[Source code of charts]
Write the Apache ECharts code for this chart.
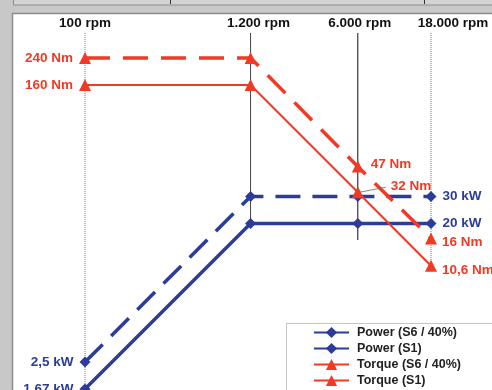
<!DOCTYPE html>
<html><head><meta charset="utf-8">
<script src="https://cdn.jsdelivr.net/npm/echarts@6/dist/echarts.min.js"></script>
<style>html,body{margin:0;padding:0;background:#c8c8c8}#c{width:492px;height:390px}</style>
</head><body><div id="c"></div>
<script>
// ---- data ----
var rpm = [100, 1200, 6000, 18000];
var rpmLabels = ['100 rpm', '1.200 rpm', '6.000 rpm', '18.000 rpm'];
var powerS6 = [2.5, 30, 30, 30];
var powerS1 = [1.67, 20, 20, 20];
var torqueS6 = [240, 240, 47, 16];
var torqueS1 = [160, 160, 32, 10.6];
var powerS6Labels = ['2,5 kW', '', '', '30 kW'];
var powerS1Labels = ['1,67 kW', '', '', '20 kW'];
var torqueS6Labels = ['240 Nm', '', '47 Nm', '16 Nm'];
var torqueS1Labels = ['160 Nm', '', '32 Nm', '10,6 Nm'];
var seriesNames = ['Power (S6 / 40%)', 'Power (S1)', 'Torque (S6 / 40%)', 'Torque (S1)'];
var guideTop = 349;
var guideBottom = [1, 20, 15.6, 10.6];

var BLUE = '#2c3d98', RED = '#f03a24';
var FONT = '"Liberation Sans", Arial, sans-serif';

var chart = echarts.init(document.getElementById('c'));

function mkData(vals, labels, color, cfg) {
  return vals.map(function (v, i) {
    var item = { value: [rpm[i], v] };
    if (labels[i]) {
      var c = cfg[i] || {};
      item.label = Object.assign({
        show: true, formatter: labels[i], color: color,
        fontFamily: FONT, fontWeight: 'bold', fontSize: 13.5
      }, c);
    }
    return item;
  });
}
var L = { position: 'left', distance: 6 };
var R = { position: 'right', distance: 6 };

var series = [
  { name: seriesNames[0], type: 'line', clip: false, symbol: 'diamond', symbolSize: 11,
    color: BLUE, lineStyle: { width: 3.5, type: [25, 12] }, z: 3,
    data: mkData(powerS6, powerS6Labels, BLUE, { 0: L, 3: R }) },
  { name: seriesNames[1], type: 'line', clip: false, symbol: 'diamond', symbolSize: 11,
    color: BLUE, lineStyle: { width: 3.5 }, z: 3,
    data: mkData(powerS1, powerS1Labels, BLUE, { 0: L, 3: R }) },
  { name: seriesNames[2], type: 'line', clip: false, symbol: 'triangle', symbolSize: 12,
    color: RED, lineStyle: { width: 3.5, type: [25, 13] }, z: 4,
    data: mkData(torqueS6, torqueS6Labels, RED, { 0: L, 2: { position: 'right', distance: 7, offset: [0, -2] }, 3: { position: 'right', distance: 5, offset: [0, 4] } }) },
  { name: seriesNames[3], type: 'line', clip: false, symbol: 'triangle', symbolSize: 12,
    color: RED, lineStyle: { width: 2 }, z: 4,
    data: mkData(torqueS1, torqueS1Labels, RED, { 0: L, 2: { position: 'right', distance: 12, offset: [15, -6] }, 3: { position: 'right', distance: 5, offset: [0, 4] } }) }
];

var guideStyles = [
  { color: '#7a7a7a', width: 1, type: [1, 1] },
  { color: '#444', width: 1, type: 'solid' },
  { color: '#111', width: 1, type: 'solid' },
  { color: '#7a7a7a', width: 1, type: [1, 1] }
];
var labelOffsets = [[0, 0], [8, 0], [2, 0], [22, 0]];
rpm.forEach(function (r, i) {
  series.push({
    type: 'line', silent: true, clip: false, symbol: 'circle', symbolSize: 0, z: 1,
    lineStyle: guideStyles[i], color: guideStyles[i].color,
    data: [
      { value: [r, guideTop], label: { show: true, position: 'top', distance: 3, offset: labelOffsets[i],
        formatter: rpmLabels[i], color: '#111', fontFamily: FONT, fontWeight: 'bold', fontSize: 13.5 } },
      { value: [r, guideBottom[i]] }
    ]
  });
});

chart.setOption({
  backgroundColor: '#c8c8c8',
  animation: false,
  grid: { left: 85, width: 346, top: 23.9, bottom: 0 },
  xAxis: { type: 'log', min: 100, max: 18000, show: false },
  yAxis: { type: 'log', min: 1.644, max: 400, show: false },
  legend: {
    data: seriesNames, orient: 'vertical', left: 313, top: 326, width: 180, height: 100, padding: 0,
    itemWidth: 35, itemHeight: 14, itemGap: 3,
    lineStyle: { type: 'solid' },
    textStyle: { fontFamily: FONT, fontWeight: 'bold', fontSize: 12.5, color: '#222', padding: [0, 0, 0, 3] }
  },
  series: series
});

var p = chart.convertToPixel({ gridIndex: 0 }, [rpm[2], torqueS1[2]]);
chart.setOption({
  graphic: [
    { type: 'rect', z: -10, silent: true, shape: { x: 13.5, y: -2, width: 490, height: 7 }, style: { fill: '#d3d3d3', stroke: '#8c8c8c', lineWidth: 1 } },
    { type: 'line', z: -9, silent: true, shape: { x1: 170.5, y1: 0, x2: 170.5, y2: 4 }, style: { stroke: '#333', lineWidth: 1 } },
    { type: 'line', z: -9, silent: true, shape: { x1: 424.5, y1: 0, x2: 424.5, y2: 4 }, style: { stroke: '#333', lineWidth: 1 } },
    { type: 'rect', z: -10, silent: true, shape: { x: 12.5, y: 13.5, width: 490, height: 390 }, style: { fill: '#ffffff', stroke: '#8c8c8c', lineWidth: 1.5 } },
    { type: 'rect', z: -9, silent: true, shape: { x: 286.5, y: 323.5, width: 220, height: 80 }, style: { fill: '#ffffff', stroke: '#8a8a8a', lineWidth: 1, lineDash: [1, 1] } },
    { type: 'line', z: 10, silent: true, shape: { x1: p[0] + 2, y1: p[1], x2: p[0] + 28, y2: p[1] - 5 }, style: { stroke: '#666', lineWidth: 0.8 } }
  ]
});
</script></body></html>
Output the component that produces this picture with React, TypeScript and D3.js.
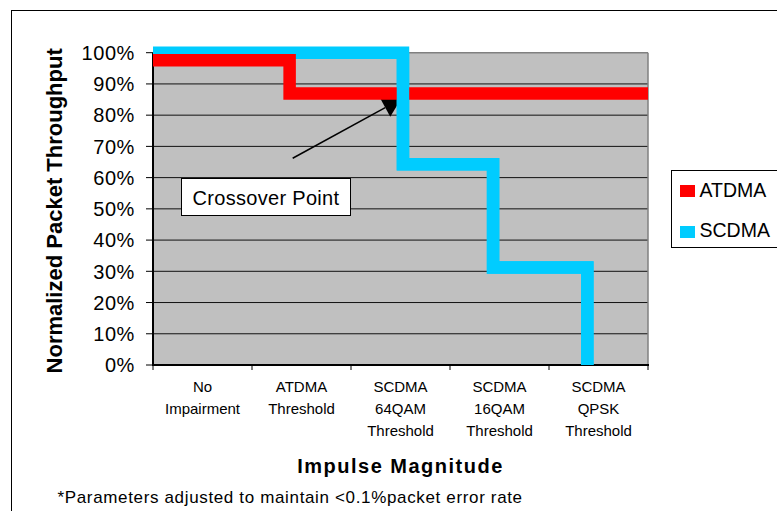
import React from "react";
import * as d3 from "d3";

const categories: string[][] = [
  ["No", "Impairment"],
  ["ATDMA", "Threshold"],
  ["SCDMA", "64QAM", "Threshold"],
  ["SCDMA", "16QAM", "Threshold"],
  ["SCDMA", "QPSK", "Threshold"],
];
const yTicks = [0, 10, 20, 30, 40, 50, 60, 70, 80, 90, 100];
const seriesNames = ["ATDMA", "SCDMA"];
const seriesColors = ["#ff0000", "#00ccff"];
// step-line data: x in category units (0..5), y in percent
const atdmaX = [0, 1.38, 1.38, 5];
const atdmaY = [97.6, 97.6, 86.9, 86.9];
const scdmaX = [0, 2.525, 2.525, 3.435, 3.435, 4.387, 4.387];
const scdmaY = [100, 100, 64.3, 64.3, 31.2, 31.2, 0];
// annotation (in data coords)
const arrowFrom = [1.411, 66.2];
const arrowTo = [2.505, 85.2];
const annotationText = "Crossover Point";
const yTitle = "Normalized Packet Throughput";
const xTitle = "Impulse Magnitude";
const footnote = "*Parameters adjusted to maintain <0.1%packet error rate";

const W = 777;
const H = 511;
const FONT = "'Liberation Sans', Arial, sans-serif";

export default function App() {
  const x = d3.scaleLinear().domain([0, 5]).range([153, 648]);
  const y = d3.scaleLinear().domain([0, 100]).range([365, 52.7]);
  const line = d3
    .line<[number, number]>()
    .x((d) => x(d[0]))
    .y((d) => y(d[1]));
  const atdma: [number, number][] = atdmaX.map((v, i) => [v, atdmaY[i]]);
  const scdma: [number, number][] = scdmaX.map((v, i) => [v, scdmaY[i]]);

  const [x0, x1] = x.range();
  const [y0, y1] = y.range();

  // arrow geometry
  const ax1 = x(arrowFrom[0]);
  const ay1 = y(arrowFrom[1]);
  const ax2 = x(arrowTo[0]);
  const ay2 = y(arrowTo[1]);
  const len = Math.hypot(ax2 - ax1, ay2 - ay1);
  const ux = (ax2 - ax1) / len;
  const uy = (ay2 - ay1) / len;
  const L = 18;
  const Wd = 10.5;
  const bx = ax2 - ux * L;
  const by = ay2 - uy * L;
  const head = [
    [ax2, ay2],
    [bx - uy * Wd, by + ux * Wd],
    [bx + uy * Wd, by - ux * Wd],
  ]
    .map((p) => p.join(","))
    .join(" ");

  const bandW = x(1) - x(0);

  return (
    <svg
      width={W}
      height={H}
      style={{ position: "absolute", left: 0, top: 0, background: "#fff" }}
      fontFamily={FONT}
    >
      <rect x={0} y={0} width={W} height={H} fill="#fff" />
      {/* outer chart frame */}
      <rect x={11.5} y={10.5} width={900} height={700} fill="none" stroke="#000" strokeWidth={1} />

      {/* plot area */}
      <rect x={x0} y={y1} width={x1 - x0} height={y0 - y1} fill="#c0c0c0" />
      {yTicks
        .filter((t) => t > 0 && t < 100)
        .map((t) => (
          <line key={t} x1={x0} x2={x1} y1={y(t)} y2={y(t)} stroke="#111" strokeWidth={1} />
        ))}
      <line x1={x0} x2={x1} y1={y1} y2={y1} stroke="#808080" strokeWidth={1.5} />
      <line x1={x1} x2={x1} y1={y1} y2={y0} stroke="#808080" strokeWidth={1.5} />
      <line x1={x0} x2={x0} y1={y1} y2={y0 + 1} stroke="#000" strokeWidth={2} />
      <line x1={x0 - 1} x2={x1 + 1} y1={y0} y2={y0} stroke="#000" strokeWidth={2} />

      {/* y ticks and labels */}
      {yTicks.map((t) => (
        <g key={t}>
          <line x1={x0 - 7} x2={x0} y1={y(t)} y2={y(t)} stroke="#000" strokeWidth={1} />
          <text x={135} y={y(t) + 7.3} textAnchor="end" fontSize={20} letterSpacing={0.6} fill="#000">
            {t}%
          </text>
        </g>
      ))}

      {/* x ticks and labels */}
      {d3.range(categories.length + 1).map((i) => (
        <line key={i} x1={x(i)} x2={x(i)} y1={y0} y2={y0 + 5} stroke="#000" strokeWidth={1} />
      ))}
      {categories.map((lines, i) => (
        <text key={i} textAnchor="middle" fontSize={15} fill="#000">
          {lines.map((s, j) => (
            <tspan key={j} x={x(i) + bandW / 2} y={392.3 + j * 21.9}>
              {s}
            </tspan>
          ))}
        </text>
      ))}

      {/* arrow annotation (under the series) */}
      <line x1={ax1} y1={ay1} x2={bx} y2={by} stroke="#000" strokeWidth={1.5} />
      <polygon points={head} fill="#000" />

      {/* series */}
      <path d={line(scdma) || ""} fill="none" stroke={seriesColors[1]} strokeWidth={12.5} strokeLinejoin="miter" />
      <path d={line(atdma) || ""} fill="none" stroke={seriesColors[0]} strokeWidth={12.5} strokeLinejoin="miter" />
      <path d={line(scdma.slice(1)) || ""} fill="none" stroke={seriesColors[1]} strokeWidth={12.5} strokeLinejoin="miter" />

      {/* text box */}
      <rect x={181.5} y={178.5} width={169} height={37} fill="#fff" stroke="#000" strokeWidth={1} />
      <text x={266} y={204.5} textAnchor="middle" fontSize={20} letterSpacing={0.3} fill="#000">
        {annotationText}
      </text>

      {/* axis titles */}
      <text
        transform={`translate(61.7,${(y0 + y1) / 2 + 2}) rotate(-90)`}
        textAnchor="middle"
        fontSize={22}
        fontWeight="bold"
        fill="#000"
      >
        {yTitle}
      </text>
      <text x={(x0 + x1) / 2} y={473.3} textAnchor="middle" fontSize={20} fontWeight="bold" letterSpacing={1.5} fill="#000">
        {xTitle}
      </text>
      <text x={57.5} y={503.3} fontSize={17} letterSpacing={0.65} fill="#000">
        {footnote}
      </text>

      {/* legend */}
      <rect x={671.5} y={170.5} width={200} height={77} fill="#fff" stroke="#000" strokeWidth={1} />
      {seriesNames.map((n, i) => (
        <g key={n}>
          <rect x={680} y={185 + i * 41} width={15} height={12} fill={seriesColors[i]} />
          <text x={699.5} y={196.7 + i * 40} fontSize={19.5} fill="#000">
            {n}
          </text>
        </g>
      ))}
    </svg>
  );
}
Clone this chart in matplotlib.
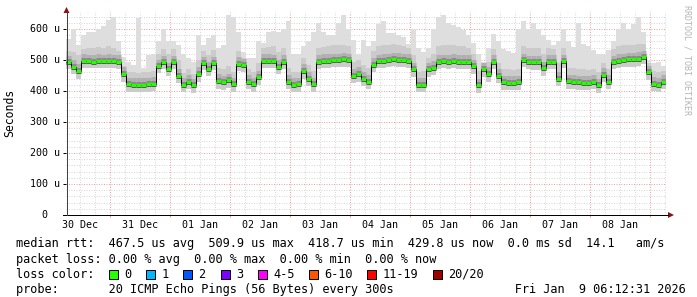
import numpy as np
import matplotlib
matplotlib.use("Agg")
import matplotlib.pyplot as plt
import matplotlib.dates as mdates
import matplotlib.transforms as mtransforms
from matplotlib.patches import Polygon, Rectangle
from matplotlib.lines import Line2D
from matplotlib.ticker import FixedLocator
from datetime import datetime, timedelta

W, H = 697, 297
MONO = "DejaVu Sans Mono"

# ---------------- data (microseconds) ----------------
start = datetime(2025, 12, 30, 6, 12, 31)
end = datetime(2026, 1, 9, 6, 12, 31)
step_hours = 2

median_us = [
    492, 478, 465, 498, 496, 495, 497, 496, 497, 496,
    494, 455, 422, 420, 420, 420, 422, 424, 480, 493,
    470, 493, 450, 420, 430, 418, 455, 490, 472, 490,
    433, 428, 435, 421, 488, 483, 430, 422, 445, 497,
    497, 496, 478, 495, 430, 420, 422, 465, 440, 421,
    495, 497, 498, 499, 500, 502, 500, 450, 455, 440,
    430, 485, 496, 497, 499, 503, 501, 499, 497, 470,
    420, 420, 470, 475, 495, 496, 495, 497, 495, 494,
    495, 480, 418, 470, 455, 494, 450, 428, 427, 427,
    428, 500, 493, 492, 492, 473, 495, 495, 440, 496,
    432, 430, 428, 427, 426, 430, 418, 452, 430, 493,
    498, 500, 502, 502, 504, 509, 460, 423, 420, 430,
]
smoke_lo_us = [
    470, 455, 440, 475, 474, 473, 475, 474, 475, 474,
    472, 430, 398, 396, 396, 397, 398, 400, 458, 470,
    448, 470, 425, 396, 405, 395, 430, 468, 448, 467,
    408, 404, 410, 397, 465, 460, 405, 398, 420, 474,
    474, 473, 455, 472, 405, 396, 398, 440, 416, 397,
    472, 474, 474, 476, 477, 479, 476, 425, 430, 415,
    405, 462, 473, 474, 476, 480, 478, 476, 474, 446,
    396, 396, 446, 452, 472, 473, 472, 474, 472, 471,
    472, 456, 394, 445, 430, 470, 425, 404, 403, 403,
    404, 477, 470, 469, 469, 450, 472, 472, 415, 473,
    408, 406, 404, 403, 402, 406, 394, 428, 406, 470,
    475, 477, 479, 479, 481, 486, 436, 399, 396, 406,
]
smoke_hi_us = [
    530, 525, 515, 535, 540, 538, 542, 540, 545, 540,
    530, 480, 462, 460, 458, 460, 462, 465, 520, 535,
    520, 535, 500, 458, 470, 455, 500, 530, 515, 532,
    475, 470, 480, 462, 530, 505, 470, 462, 490, 540,
    542, 545, 525, 540, 475, 460, 462, 505, 485, 465,
    540, 542, 545, 548, 550, 550, 545, 495, 500, 485,
    475, 530, 545, 548, 548, 552, 548, 546, 540, 515,
    462, 465, 505, 520, 545, 548, 550, 548, 545, 545,
    540, 520, 465, 490, 495, 535, 490, 470, 470, 468,
    470, 545, 540, 538, 540, 520, 538, 535, 490, 540,
    475, 475, 472, 470, 468, 470, 462, 490, 472, 535,
    545, 548, 550, 550, 552, 552, 490, 465, 462, 465,
]
smoke_max_us = [
    567, 600, 550, 580, 590, 590, 600, 610, 630, 640,
    560, 510, 495, 485, 635, 475, 515, 520, 560, 600,
    560, 560, 550, 520, 505, 495, 580, 550, 570, 580,
    540, 547, 645, 640, 590, 525, 505, 505, 560, 555,
    590, 595, 590, 600, 625, 520, 520, 545, 560, 590,
    620, 590, 580, 580, 620, 645, 600, 565, 520, 565,
    545, 560, 615, 625, 586, 586, 580, 575, 553, 600,
    540, 525, 540, 600, 640, 645, 620, 612, 605, 596,
    580, 555, 520, 495, 540, 585, 560, 535, 530, 524,
    600, 625, 600, 620, 600, 580, 565, 550, 560, 600,
    560, 541, 620, 553, 545, 531, 520, 520, 531, 560,
    600, 620, 601, 615, 640, 590, 500, 490, 492, 482,
]

y_ticks_us = [0, 100, 200, 300, 400, 500, 600]
y_tick_labels = ["  0  ", "100 u", "200 u", "300 u", "400 u", "500 u", "600 u"]

legend_rtt = "median rtt:  467.5 us avg  509.9 us max  418.7 us min  429.8 us now  0.0 ms sd  14.1   am/s"
legend_loss = "packet loss: 0.00 % avg  0.00 % max  0.00 % min  0.00 % now"
legend_probe = "probe:       20 ICMP Echo Pings (56 Bytes) every 300s                 Fri Jan  9 06:12:31 2026"
loss_labels = ["0", "1", "2", "3", "4-5", "6-10", "11-19", "20/20"]
loss_colors = ["#26ff00", "#00b8ff", "#0059ff", "#7e00ff", "#ff00ff", "#ff5500", "#ff0000", "#a10000"]

# ---------------- figure ----------------
fig = plt.figure(figsize=(W / 100, H / 100), dpi=100)
fig.patch.set_facecolor("white")


def fx(px):
    return px / W


def fy(py):
    return 1 - py / H


AX_L, AX_R, AX_B, AX_T = 66, 666, 215, 12
PX_PER_U = 0.31
ax = fig.add_axes([fx(AX_L), fy(AX_B), fx(AX_R) - fx(AX_L), fy(AX_T) - fy(AX_B)])
ax.set_facecolor("white")

t = np.array([mdates.date2num(start + timedelta(hours=step_hours * i)) for i in range(len(median_us))])
t_end = t + step_hours / 24.0
edges = np.append(t, t_end[-1])

med = np.array(median_us, float)
lo = np.array(smoke_lo_us, float)
hi = np.array(smoke_hi_us, float)
mx = np.array(smoke_max_us, float)


def ext(a):
    return np.append(a, a[-1])


ax.set_xlim(mdates.date2num(start), mdates.date2num(end))
ax.set_ylim(0, (AX_B - AX_T) / PX_PER_U)

# smoke
ax.fill_between(edges, ext(lo), ext(mx), step="post", color="#dedede", lw=0, zorder=2)
ax.fill_between(edges, ext(lo), ext(hi), step="post", color="#cbcbcb", lw=0, zorder=3)


def shifted(px):
    return ax.transData + mtransforms.ScaledTranslation(0, px / 100, fig.dpi_scale_trans)


ax.hlines(med, t, t_end, colors="#b0b0b0", lw=9 * 0.72, transform=shifted(2.5), zorder=4)
ax.hlines(med, t, t_end, colors="#8a8a8a", lw=5 * 0.72, transform=shifted(1), zorder=5)
ax.hlines(med, t, t_end, colors="#5a5a5a", lw=3 * 0.72, transform=shifted(-1), zorder=5.5)

# median
ax.step(edges, ext(med), where="post", color="#000000", lw=1.0 * 0.72, zorder=6)
ax.hlines(med, t, t_end, colors="#26ff00", lw=3 * 0.72, zorder=7)

# grid
ax.set_axisbelow(True)
ax.yaxis.set_major_locator(FixedLocator(y_ticks_us))
ax.yaxis.set_minor_locator(FixedLocator([v for v in range(20, 660, 20) if v % 100]))
ax.xaxis.set_major_locator(mdates.DayLocator())
ax.xaxis.set_minor_locator(mdates.HourLocator(byhour=[6, 12, 18]))
dotted = (0, (1, 1.5))
ax.grid(which="minor", color="#d8d8d8", ls=dotted, lw=0.72, zorder=1)
ax.grid(which="major", color="#f4a0a0", ls=dotted, lw=0.72, zorder=1)
ax.tick_params(which="both", labelbottom=False, labelleft=False)
ax.tick_params(axis="y", which="major", length=3 * 0.72, width=0.72, color="#000000", direction="out")
ax.tick_params(axis="x", which="major", length=2 * 0.72, width=0.72, color="#f09090", direction="out")
ax.tick_params(which="minor", length=0)
for s in ax.spines.values():
    s.set_visible(False)

# y tick labels
ytr = mtransforms.blended_transform_factory(fig.transFigure, ax.transData)
for v, lab in zip(y_ticks_us, y_tick_labels):
    ax.text(fx(30), v, lab, transform=ytr, ha="left", va="center", fontsize=7.2,
            family=MONO, color="#000000", clip_on=False)

# x tick labels at noon
xtr = mtransforms.blended_transform_factory(ax.transData, fig.transFigure)
d = datetime(start.year, start.month, start.day, 12)
while d < end:
    ax.text(mdates.date2num(d), fy(225), d.strftime("%d %b"), transform=xtr, ha="center",
            va="center", fontsize=7.2, family=MONO, color="#000000", clip_on=False)
    d += timedelta(days=1)

# axes lines and arrows
fig.add_artist(Line2D([fx(63), fx(668)], [fy(215), fy(215)], color="#000000", lw=0.72))
fig.add_artist(Line2D([fx(66.5), fx(66.5)], [fy(215), fy(12)], color="#404040", lw=0.72))
fig.add_artist(Polygon([[fx(668), fy(212)], [fx(674), fy(215)], [fx(668), fy(218)]],
                       closed=True, transform=fig.transFigure, color="#8b1010", lw=0))
fig.add_artist(Polygon([[fx(63.5), fy(13)], [fx(66.5), fy(7)], [fx(69.5), fy(13)]],
                       closed=True, transform=fig.transFigure, color="#8b1010", lw=0))

# side texts
fig.text(fx(10), fy(113), "Seconds", rotation=90, ha="center", va="center", fontsize=8.3,
         family=MONO, color="#000000")
fig.text(fx(687), fy(5), "RRDTOOL / TOBI OETIKER", rotation=270, ha="center", va="top",
         fontsize=6.0, family=MONO, color="#b4b4b4")

# legend
LEG_FS = 8.55
ROWS = [244, 259, 274, 289]
fig.text(fx(16), fy(ROWS[0]), legend_rtt, ha="left", va="center", fontsize=LEG_FS, family=MONO)
fig.text(fx(16), fy(ROWS[1]), legend_loss, ha="left", va="center", fontsize=LEG_FS, family=MONO)
fig.text(fx(16), fy(ROWS[2]), "loss color:", ha="left", va="center", fontsize=LEG_FS, family=MONO)
fig.text(fx(16), fy(ROWS[3]), legend_probe, ha="left", va="center", fontsize=LEG_FS, family=MONO)
box_x = [108.6, 146, 183, 221, 258, 309, 367, 433]
for bx, lab, col in zip(box_x, loss_labels, loss_colors):
    fig.add_artist(Rectangle((fx(bx), fy(ROWS[2] + 4.5)), fx(9) - fx(0), fy(0) - fy(9),
                             transform=fig.transFigure, facecolor=col, edgecolor="#000000", lw=0.72))
    fig.text(fx(bx + 15.5), fy(ROWS[2]), lab, ha="left", va="center", fontsize=LEG_FS, family=MONO)

fig.savefig("out.png", dpi=100, facecolor="white")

■ GOAL:
Keep the pictures out, and extract only the lines that begin at the one containing "Clone this chart in matplotlib." and end at the one containing "step_hours = 2", inclusive.

■ SOLUTION TO THIS TASK:
Clone this chart in matplotlib.
import numpy as np
import matplotlib
matplotlib.use("Agg")
import matplotlib.pyplot as plt
import matplotlib.dates as mdates
import matplotlib.transforms as mtransforms
from matplotlib.patches import Polygon, Rectangle
from matplotlib.lines import Line2D
from matplotlib.ticker import FixedLocator
from datetime import datetime, timedelta

W, H = 697, 297
MONO = "DejaVu Sans Mono"

# ---------------- data (microseconds) ----------------
start = datetime(2025, 12, 30, 6, 12, 31)
end = datetime(2026, 1, 9, 6, 12, 31)
step_hours = 2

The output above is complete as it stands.